Coming off the heels of critically acclaimed Marvel Netflix series Jessica Jones, fans were eagerly awaiting the release of Luke Cage, the bulletproof behemoth with superhuman strength. What we were left with, however, was a giant disappointing piece of shit plagued with stupid characters and god awful writing. Let’s see what this Luke Cage review has in store for us…
Quick History Lesson
Luke Cage, aka Power Man, was a Marvel character from the 1970s, like many comic book characters from that time, featured a wacky suit and semi-interesting backstory. A product of the 1970s Blacksploitation era, he was the first black superhero to be featured in his own title comic, titled Luke Cage: Hero For Hire. Born Carl Lucas, Cage was an ex-convict who had been wrongfully imprisoned. He was later subjected to a science experiment against his own will, that left him imbued with superhuman strength and seemingly unbreakable skin. He would later team up with Iron Fist, a white guy that knew Asian martial arts, in Power Man and Iron Fist. Perhaps one day, we will see an actual major Asian male superhero, but that’s a discussion for another time.

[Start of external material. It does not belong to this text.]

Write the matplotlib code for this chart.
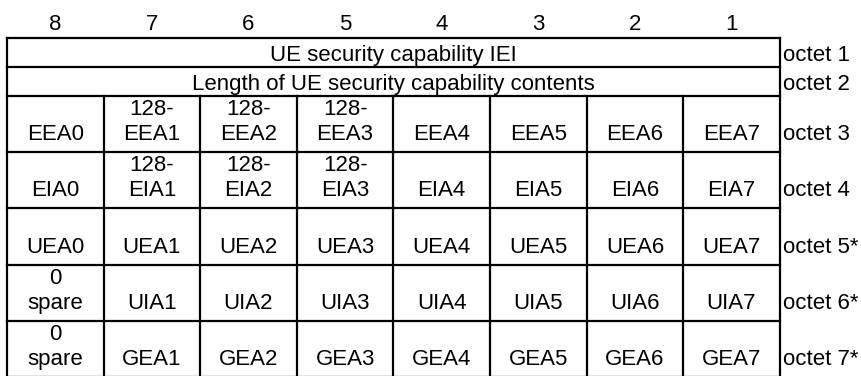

The show itself starts off decent enough. We are reacquainted with Cage following the events of Jessica Jones (if you aren’t familiar, just go watch that instead and avoid this piece of shit). Luke is keeping a low profile sweeping floors at a barbershop, while holding down a job as a substitute bartender at a nightclub run by mob boss Cornell ‘Cottonmouth’ Stokes, played by Mahershala Ali (shame he got caught up in this mess, and killed off way too early as well).
Some shit goes down, people end up dead including Pop, reformed gangster and barbershop owner who had taken Cage under his wing. He was a childhood friend of Cottonmouth, but had gone straight years ago to mentor the youth. Pop had a corny ass saying, “Forward, always,” which were his dying words to Luke. Uh huh sure–I did not see that coming at all.
I should have known that vomit-inducing predictable scene was just a hint of the terrible bullshit the rest of the show had to offer. Instead of analyzing every single episode and making myself angry, I’ll highlight examples of god-awful character writing decisions made by the douchebags in charge.
A street-wise detective that has a brief romance with Cage. In one episode, she plays a game of HORSE with a teenager to extract information out of him. Her name written on the basketball court was apparently enough street cred for the kid to just give up information, after losing a game to her. She also has the ability to put herself in a crime scene by looking at pictures, which allows her to pick up clues where others can’t. Awesome. Misty also has some more going on in the comic, but I stopped giving a shit after the game of HORSE.
Hernan ‘Shades’ Alvarez
Do I even need to say anything about how big of a douchebag one has to be to wear sunglasses inside? Apparently in the world of Luke Cage, it makes him badass enough to throw his weight around. Sorry, but I don’t buy it at all. Cottonmouth or Luke should have just thrown his dumbass out a window and spare the viewers.
I mean honestly, is anyone buying this? What a tool.
Luke’s half brother, who happens to spit bible verses whilst trying to kill his bro, is way too over the top. The character simply did not fit into a show that already had trouble maintaining its tone and message. It felt like the writers knew they had to fit him in, and rammed the character down our throats, instead of finding an appropriate way to fit him into the story line.
Something that really bothered me was the difference between Cage in Jessica Jones and Cage in this show. Viewers were introduced to a solitary, brooding bartender in Jones. There he found some common ground with Jessica, which led to both of them opening up together, only to be drawn into chaos that the Purple Man wrought onto her life. After the events at the conclusion of Jones, Cage moves uptown to Harlem, and suddenly finds himself with a more lighthearted and humorous demeanor.
What the hell?
Stopping for My Own Sanity
After dragging my feet through the first 10 episodes, I had to stop for the sake of my own mental and emotional well-being. I may try to finish for the sake of The Defenders, which will be released in fall of this year, but probably not. If you like poor predictable writing, stupid characters, and a general mess of a TV show, then this right up your alley!